- [What the exercise asks]
Leave the pictures out. Return all other data exactly.

- [Data section]
.....
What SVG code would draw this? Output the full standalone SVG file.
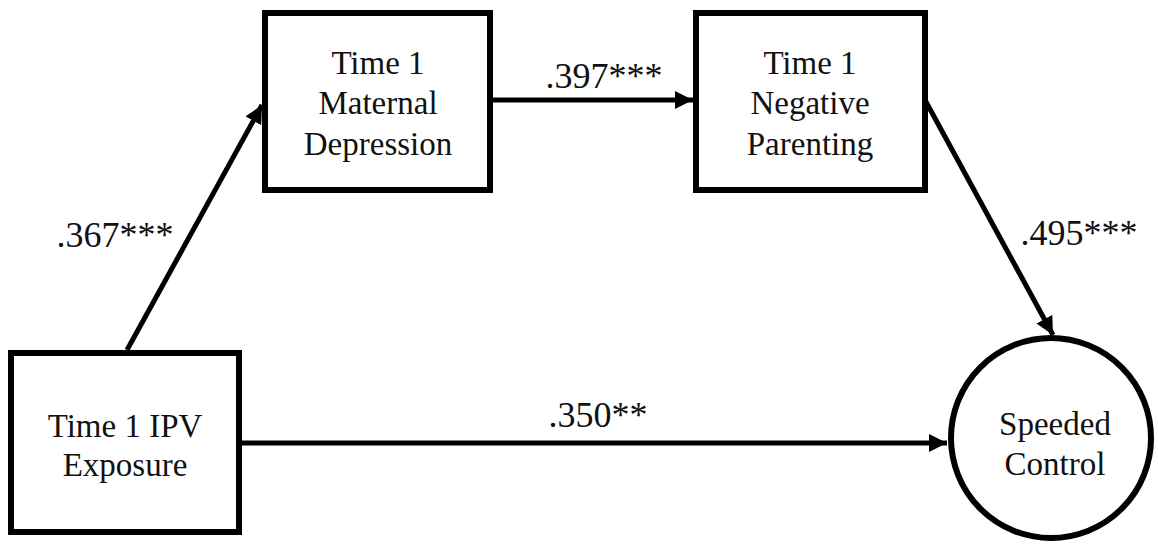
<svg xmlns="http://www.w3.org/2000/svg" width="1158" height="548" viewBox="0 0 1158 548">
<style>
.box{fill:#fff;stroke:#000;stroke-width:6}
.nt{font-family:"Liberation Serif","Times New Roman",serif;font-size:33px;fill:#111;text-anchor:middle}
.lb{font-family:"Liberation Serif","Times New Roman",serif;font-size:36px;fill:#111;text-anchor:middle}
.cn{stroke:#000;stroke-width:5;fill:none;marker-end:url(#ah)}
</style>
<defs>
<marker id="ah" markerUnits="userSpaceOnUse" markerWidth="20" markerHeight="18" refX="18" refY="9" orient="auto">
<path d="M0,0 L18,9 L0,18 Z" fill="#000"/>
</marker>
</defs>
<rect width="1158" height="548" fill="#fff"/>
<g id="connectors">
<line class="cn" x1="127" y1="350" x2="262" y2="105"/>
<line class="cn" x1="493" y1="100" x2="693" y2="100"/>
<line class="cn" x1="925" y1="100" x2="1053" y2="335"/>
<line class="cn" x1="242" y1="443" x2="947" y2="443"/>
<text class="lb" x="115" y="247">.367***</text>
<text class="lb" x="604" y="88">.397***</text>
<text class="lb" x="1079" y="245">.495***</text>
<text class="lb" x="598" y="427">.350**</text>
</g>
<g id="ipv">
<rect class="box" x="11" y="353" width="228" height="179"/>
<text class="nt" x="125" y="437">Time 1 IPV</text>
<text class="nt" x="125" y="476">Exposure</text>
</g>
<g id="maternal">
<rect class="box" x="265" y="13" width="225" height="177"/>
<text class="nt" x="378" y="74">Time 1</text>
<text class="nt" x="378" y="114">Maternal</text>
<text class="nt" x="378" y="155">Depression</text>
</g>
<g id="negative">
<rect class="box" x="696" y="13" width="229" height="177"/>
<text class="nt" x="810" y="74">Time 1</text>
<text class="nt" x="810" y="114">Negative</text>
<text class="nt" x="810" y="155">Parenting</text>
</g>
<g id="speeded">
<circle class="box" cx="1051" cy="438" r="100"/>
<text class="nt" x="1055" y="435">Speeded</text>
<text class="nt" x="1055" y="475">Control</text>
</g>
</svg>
.....
- [Solution for this exercise]
What SVG code would draw this? Output the full standalone SVG file.
<svg xmlns="http://www.w3.org/2000/svg" width="1158" height="548" viewBox="0 0 1158 548">
<style>
.box{fill:#fff;stroke:#000;stroke-width:6}
.nt{font-family:"Liberation Serif","Times New Roman",serif;font-size:33px;fill:#111;text-anchor:middle}
.lb{font-family:"Liberation Serif","Times New Roman",serif;font-size:36px;fill:#111;text-anchor:middle}
.cn{stroke:#000;stroke-width:5;fill:none;marker-end:url(#ah)}
</style>
<defs>
<marker id="ah" markerUnits="userSpaceOnUse" markerWidth="20" markerHeight="18" refX="18" refY="9" orient="auto">
<path d="M0,0 L18,9 L0,18 Z" fill="#000"/>
</marker>
</defs>
<rect width="1158" height="548" fill="#fff"/>
<g id="connectors">
<line class="cn" x1="127" y1="350" x2="262" y2="105"/>
<line class="cn" x1="493" y1="100" x2="693" y2="100"/>
<line class="cn" x1="925" y1="100" x2="1053" y2="335"/>
<line class="cn" x1="242" y1="443" x2="947" y2="443"/>
<text class="lb" x="115" y="247">.367***</text>
<text class="lb" x="604" y="88">.397***</text>
<text class="lb" x="1079" y="245">.495***</text>
<text class="lb" x="598" y="427">.350**</text>
</g>
<g id="ipv">
<rect class="box" x="11" y="353" width="228" height="179"/>
<text class="nt" x="125" y="437">Time 1 IPV</text>
<text class="nt" x="125" y="476">Exposure</text>
</g>
<g id="maternal">
<rect class="box" x="265" y="13" width="225" height="177"/>
<text class="nt" x="378" y="74">Time 1</text>
<text class="nt" x="378" y="114">Maternal</text>
<text class="nt" x="378" y="155">Depression</text>
</g>
<g id="negative">
<rect class="box" x="696" y="13" width="229" height="177"/>
<text class="nt" x="810" y="74">Time 1</text>
<text class="nt" x="810" y="114">Negative</text>
<text class="nt" x="810" y="155">Parenting</text>
</g>
<g id="speeded">
<circle class="box" cx="1051" cy="438" r="100"/>
<text class="nt" x="1055" y="435">Speeded</text>
<text class="nt" x="1055" y="475">Control</text>
</g>
</svg>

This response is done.